Monday, March 2, 2015

How not to use social media in PR

Social media and public relations can work quite well together. If you know what you're doing.

Trouble is, if Kelly Brady’s your expert on the topic, grab a parachute. Now. Your plane's on autopilot and you’re about to smack a mountaintop. 

Howcast.com posted a 2013 video with Ms.Brady expounding on the value of social media in PR. And very little of it has any basis in how social media really works for most PR pros.

Publicist Kelly Brady
Note: Ms. Brady believes landing a story in the New York Post is a good PR hit. If that's your paper of record, then her advice might be worth following -- if your client loves Page Six. (Learn more about Ms. Brady here.)
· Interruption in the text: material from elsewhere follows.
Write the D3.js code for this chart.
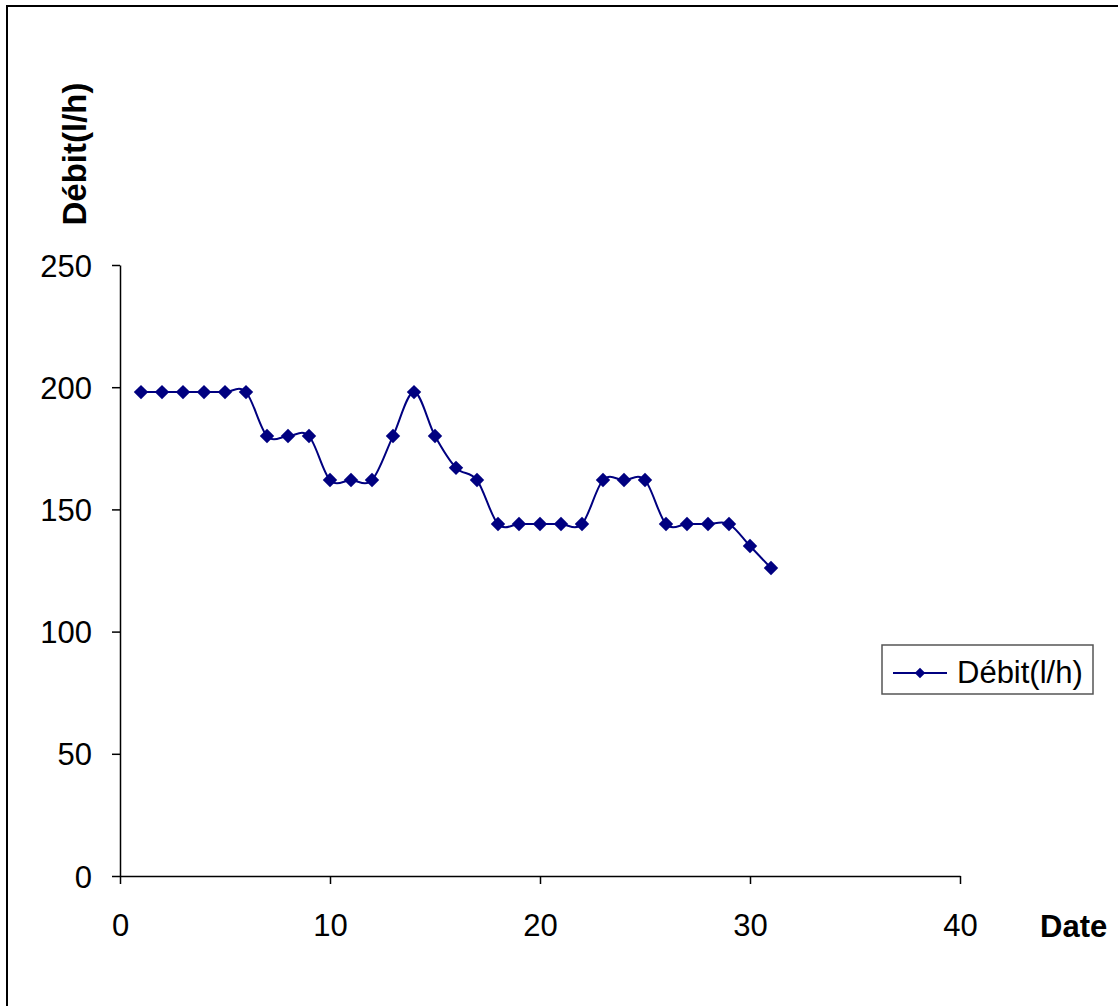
<!DOCTYPE html>
<html>
<head>
<meta charset="utf-8">
<script src="https://cdn.jsdelivr.net/npm/d3@7"></script>
<style>
	body { margin: 0; background: #fff; }
	svg { display: block; font-family: "Liberation Sans", Arial, sans-serif; }
</style>
</head>
<body>
<svg width="1118" height="1006"></svg>
<script>
// jours (Date) et debit mesure (l/h)
var days = [1, 2, 3, 4, 5, 6, 7, 8, 9, 10, 11, 12, 13, 14, 15, 16, 17, 18, 19, 20, 21, 22, 23, 24, 25, 26, 27, 28, 29, 30, 31];
var debit = [198, 198, 198, 198, 198, 198, 180, 180, 180, 162, 162, 162, 180, 198, 180, 167, 162, 144, 144, 144, 144, 144, 162, 162, 162, 144, 144, 144, 144, 135, 126];
var xTicks = [0, 10, 20, 30, 40];
var yTicks = [0, 50, 100, 150, 200, 250];
var seriesName = "Débit(l/h)";

var svg = d3.select("svg"),
	margin = {
		top: 265,
		left: 120
	},
	width = 840,
	height = 611;

var navy = "#000080";

// cadre exterieur
svg.append("rect")
	.attr("x", 7)
	.attr("y", 6)
	.attr("width", 1300)
	.attr("height", 1300)
	.attr("fill", "white")
	.attr("stroke", "black")
	.attr("stroke-width", 2);

var x = d3.scaleLinear().domain([0, 40]).range([0, width]),
	y = d3.scaleLinear().domain([0, 250]).range([height, 0]);

var g = svg.append("g")
	.attr("transform", "translate(" + margin.left + "," + margin.top + ")");

var xAxis = g.append("g")
	.attr("transform", "translate(0," + height + ")")
	.call(d3.axisBottom(x).tickValues(xTicks).tickSizeInner(8).tickSizeOuter(0).tickPadding(30));

var yAxis = g.append("g")
	.call(d3.axisLeft(y).tickValues(yTicks).tickSizeInner(8).tickSizeOuter(0).tickPadding(20));

[xAxis, yAxis].forEach(function(a) {
	a.select(".domain").attr("stroke", "black").attr("stroke-width", 1.5);
	a.selectAll(".tick line").attr("stroke", "black").attr("stroke-width", 1.5);
	a.selectAll(".tick text")
		.attr("fill", "black")
		.style("font-size", "31px")
		.style("font-family", "'Liberation Sans', Arial, sans-serif");
});
xAxis.selectAll(".tick text").attr("dy", "0.71em");
yAxis.selectAll(".tick text").attr("dy", "0.36em");

// titres des axes
svg.append("text")
	.attr("transform", "translate(86,154) rotate(-90)")
	.attr("text-anchor", "middle")
	.style("font-size", "33px")
	.style("font-weight", "bold")
	.text("Débit(l/h)");

svg.append("text")
	.attr("x", 1040)
	.attr("y", 937)
	.style("font-size", "31px")
	.style("font-weight", "bold")
	.text("Date");

var data = days.map(function(d, i) {
	return { day: d, val: debit[i] };
});

var line = d3.line()
	.x(function(d) { return x(d.day); })
	.y(function(d) { return y(d.val); })
	.curve(d3.curveCardinal.tension(0));

g.append("path")
	.datum(data)
	.attr("fill", "none")
	.attr("stroke", navy)
	.attr("stroke-width", 2)
	.attr("d", line);

var diamond = d3.symbol().type(d3.symbolSquare).size(104);

g.selectAll(".pt")
	.data(data)
	.enter().append("path")
	.attr("class", "pt")
	.attr("d", diamond)
	.attr("fill", navy)
	.attr("transform", function(d) {
		return "translate(" + x(d.day) + "," + y(d.val) + ") rotate(45)";
	});

// legende
var leg = svg.append("g");
leg.append("rect")
	.attr("x", 882)
	.attr("y", 645)
	.attr("width", 211)
	.attr("height", 49)
	.attr("fill", "white")
	.attr("stroke", "#555")
	.attr("stroke-width", 1.5);
leg.append("line")
	.attr("x1", 893)
	.attr("x2", 947)
	.attr("y1", 673)
	.attr("y2", 673)
	.attr("stroke", navy)
	.attr("stroke-width", 2);
leg.append("path")
	.attr("d", d3.symbol().type(d3.symbolSquare).size(56))
	.attr("fill", navy)
	.attr("transform", "translate(920,673) rotate(45)");
leg.append("text")
	.attr("x", 957)
	.attr("y", 683)
	.style("font-size", "31px")
	.text(seriesName);
</script>
</body>
</html>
Here are excerpts of her pearls of wisdom:
  • “Social media is relatively a new tool in public relations.” Sure, if you’ve been living the hard-partying life since 2009. By then, Facebook had more than 100 million users. Today, it’s close to 1.4 billion users.
  • “Creating a buzz about the account you’re working on.” Nope. You should be creating conversations about your client’s products, services, and brand. Buzz is baloney; it doesn't create a lasting brand impression.
  • “You can really get that celebrity endorsement through Twitter.” Maybe, if you can create a relationship and write a 140-character agreement.
  • “You send a celebrity a product you’re pushing. They like it. They tweet a picture about it. It’s golden.” On what planet does this happen without an endorsement agreement?
  • “Another thing I love about social media is the access to mass people.” Huh? What is mass people? Hasn’t she heard about market segmentation? Narrowcasting? Targeted Twitter chats? Proper English?
  • “For some reason, (the editor) wasn’t responding to me over e-mail.” They may think she'll pitch them any half-baked story idea just because she has their e-mail address. They’re just not as in to you as you’re into you, Kelly.

Here's a reality check: social media, especially Twitter, is excellent for listening and engaging in conversations. Do this to learn what people think about issues and topics, especially those that intersect with your clients’ offerings. Twitter can help you understand what editors and reporters are following, and whether their priorities intersect with those of your clients.

Social media -- with the exceptions of YouTube and Pinterest -- are not a product placement party. Howcast.com should reconsider why this video was filmed, and perhaps shelve it. The party's over.